━━ Supplied data
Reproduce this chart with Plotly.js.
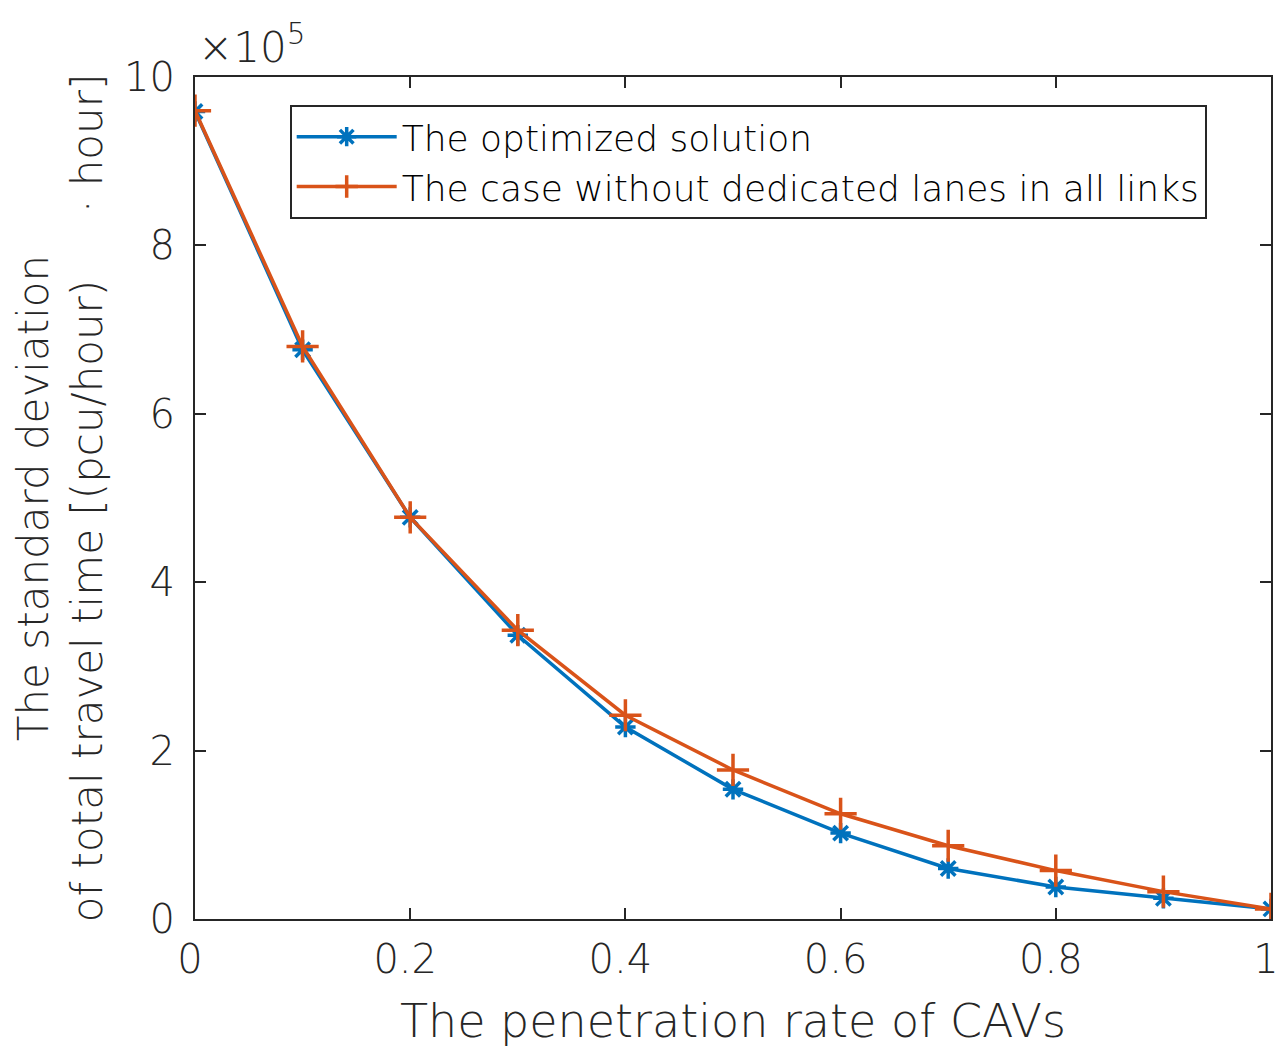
<!DOCTYPE html>
<html>
<head>
<meta charset="utf-8">
<script src="https://cdn.plot.ly/plotly-3.0.1.min.js"></script>
<style>html,body{margin:0;padding:0;background:#fff;}#chart{width:1281px;height:1050px;}</style>
</head>
<body>
<div id="chart"></div>
<script>
const penetration = [0, 0.1, 0.2, 0.3, 0.4, 0.5, 0.6, 0.7, 0.8, 0.9, 1.0];
const optimized = [9.59, 6.76, 4.77, 3.37, 2.28, 1.54, 1.02, 0.60, 0.38, 0.245, 0.12];
const noDedicated = [9.60, 6.80, 4.77, 3.43, 2.42, 1.77, 1.25, 0.87, 0.575, 0.325, 0.12];
const seriesNames = ["The optimized solution", "The case without dedicated lanes in all links"];
const xTicks = [0, 0.2, 0.4, 0.6, 0.8, 1];
const xTickText = ["0", "0.2", "0.4", "0.6", "0.8", "1"];
const yTicks = [0, 2, 4, 6, 8, 10];
const yTickText = ["0", "2", "4", "6", "8", "10"];

const FONT = "'DejaVu Sans', sans-serif";
const W = 200;
const traces = [
  {x: penetration, y: optimized, name: seriesNames[0], mode: "lines+markers",
   line: {color: "#0072BD", width: 3.5},
   marker: {symbol: "asterisk-open", size: 17, line: {color: "#0072BD", width: 3.5}}},
  {x: penetration, y: noDedicated, name: seriesNames[1], mode: "lines+markers",
   line: {color: "#D95319", width: 3.5},
   marker: {symbol: "cross-thin-open", size: 23, line: {color: "#D95319", width: 3.5}}}
];
const axisCommon = {
  showline: true, linecolor: "#262626", linewidth: 2, mirror: "ticks",
  ticks: "inside", ticklen: 11, tickwidth: 2, tickcolor: "#262626",
  showgrid: false, zeroline: false, ticklabeloverflow: "allow",
  tickfont: {family: FONT, size: 40, color: "#262626", weight: W}
};
const layout = {
  width: 1281, height: 1050,
  paper_bgcolor: "#fff", plot_bgcolor: "#fff",
  margin: {l: 195, r: 10, t: 77, b: 131},
  font: {family: FONT, color: "#262626", weight: W},
  showlegend: true,
  legend: {x: 0.088, y: 0.967, xanchor: "left", yanchor: "top",
    bgcolor: "#fff", bordercolor: "#262626", borderwidth: 2, itemwidth: 100,
    font: {family: FONT, size: 36, color: "#000", weight: W}, tracegroupgap: 0},
  xaxis: Object.assign({}, axisCommon, {
    range: [0, 1], tickvals: xTicks, ticktext: xTickText, ticklabelstandoff: 4, ticklabelshift: -5,
    title: {text: "The penetration rate of CAVs", font: {family: FONT, size: 46, color: "#262626", weight: W}, standoff: 24}
  }),
  yaxis: Object.assign({}, axisCommon, {
    range: [0, 10], tickvals: yTicks, ticktext: yTickText, ticklabelstandoff: 10,
    title: {text: "The standard deviation<br>of total travel time [(pcu/hour)     · hour]", font: {family: FONT, size: 42, color: "#262626", weight: W}, standoff: 8}
  }),
  annotations: [{
    xref: "paper", yref: "paper", x: 0, y: 1, xanchor: "left", yanchor: "bottom",
    text: "×10<sup>5</sup>", showarrow: false, xshift: 1, yshift: 3,
    font: {family: FONT, size: 42, color: "#262626", weight: W}
  }]
};
Plotly.newPlot("chart", traces, layout, {displayModeBar: false, staticPlot: true});
</script>
</body>
</html>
━━━━
Task requirements
Write out the material above once more, exactly as it reads, with no pictures.

Exercise solution
Reproduce this chart with Plotly.js.
<!DOCTYPE html>
<html>
<head>
<meta charset="utf-8">
<script src="https://cdn.plot.ly/plotly-3.0.1.min.js"></script>
<style>html,body{margin:0;padding:0;background:#fff;}#chart{width:1281px;height:1050px;}</style>
</head>
<body>
<div id="chart"></div>
<script>
const penetration = [0, 0.1, 0.2, 0.3, 0.4, 0.5, 0.6, 0.7, 0.8, 0.9, 1.0];
const optimized = [9.59, 6.76, 4.77, 3.37, 2.28, 1.54, 1.02, 0.60, 0.38, 0.245, 0.12];
const noDedicated = [9.60, 6.80, 4.77, 3.43, 2.42, 1.77, 1.25, 0.87, 0.575, 0.325, 0.12];
const seriesNames = ["The optimized solution", "The case without dedicated lanes in all links"];
const xTicks = [0, 0.2, 0.4, 0.6, 0.8, 1];
const xTickText = ["0", "0.2", "0.4", "0.6", "0.8", "1"];
const yTicks = [0, 2, 4, 6, 8, 10];
const yTickText = ["0", "2", "4", "6", "8", "10"];

const FONT = "'DejaVu Sans', sans-serif";
const W = 200;
const traces = [
  {x: penetration, y: optimized, name: seriesNames[0], mode: "lines+markers",
   line: {color: "#0072BD", width: 3.5},
   marker: {symbol: "asterisk-open", size: 17, line: {color: "#0072BD", width: 3.5}}},
  {x: penetration, y: noDedicated, name: seriesNames[1], mode: "lines+markers",
   line: {color: "#D95319", width: 3.5},
   marker: {symbol: "cross-thin-open", size: 23, line: {color: "#D95319", width: 3.5}}}
];
const axisCommon = {
  showline: true, linecolor: "#262626", linewidth: 2, mirror: "ticks",
  ticks: "inside", ticklen: 11, tickwidth: 2, tickcolor: "#262626",
  showgrid: false, zeroline: false, ticklabeloverflow: "allow",
  tickfont: {family: FONT, size: 40, color: "#262626", weight: W}
};
const layout = {
  width: 1281, height: 1050,
  paper_bgcolor: "#fff", plot_bgcolor: "#fff",
  margin: {l: 195, r: 10, t: 77, b: 131},
  font: {family: FONT, color: "#262626", weight: W},
  showlegend: true,
  legend: {x: 0.088, y: 0.967, xanchor: "left", yanchor: "top",
    bgcolor: "#fff", bordercolor: "#262626", borderwidth: 2, itemwidth: 100,
    font: {family: FONT, size: 36, color: "#000", weight: W}, tracegroupgap: 0},
  xaxis: Object.assign({}, axisCommon, {
    range: [0, 1], tickvals: xTicks, ticktext: xTickText, ticklabelstandoff: 4, ticklabelshift: -5,
    title: {text: "The penetration rate of CAVs", font: {family: FONT, size: 46, color: "#262626", weight: W}, standoff: 24}
  }),
  yaxis: Object.assign({}, axisCommon, {
    range: [0, 10], tickvals: yTicks, ticktext: yTickText, ticklabelstandoff: 10,
    title: {text: "The standard deviation<br>of total travel time [(pcu/hour)     · hour]", font: {family: FONT, size: 42, color: "#262626", weight: W}, standoff: 8}
  }),
  annotations: [{
    xref: "paper", yref: "paper", x: 0, y: 1, xanchor: "left", yanchor: "bottom",
    text: "×10<sup>5</sup>", showarrow: false, xshift: 1, yshift: 3,
    font: {family: FONT, size: 42, color: "#262626", weight: W}
  }]
};
Plotly.newPlot("chart", traces, layout, {displayModeBar: false, staticPlot: true});
</script>
</body>
</html>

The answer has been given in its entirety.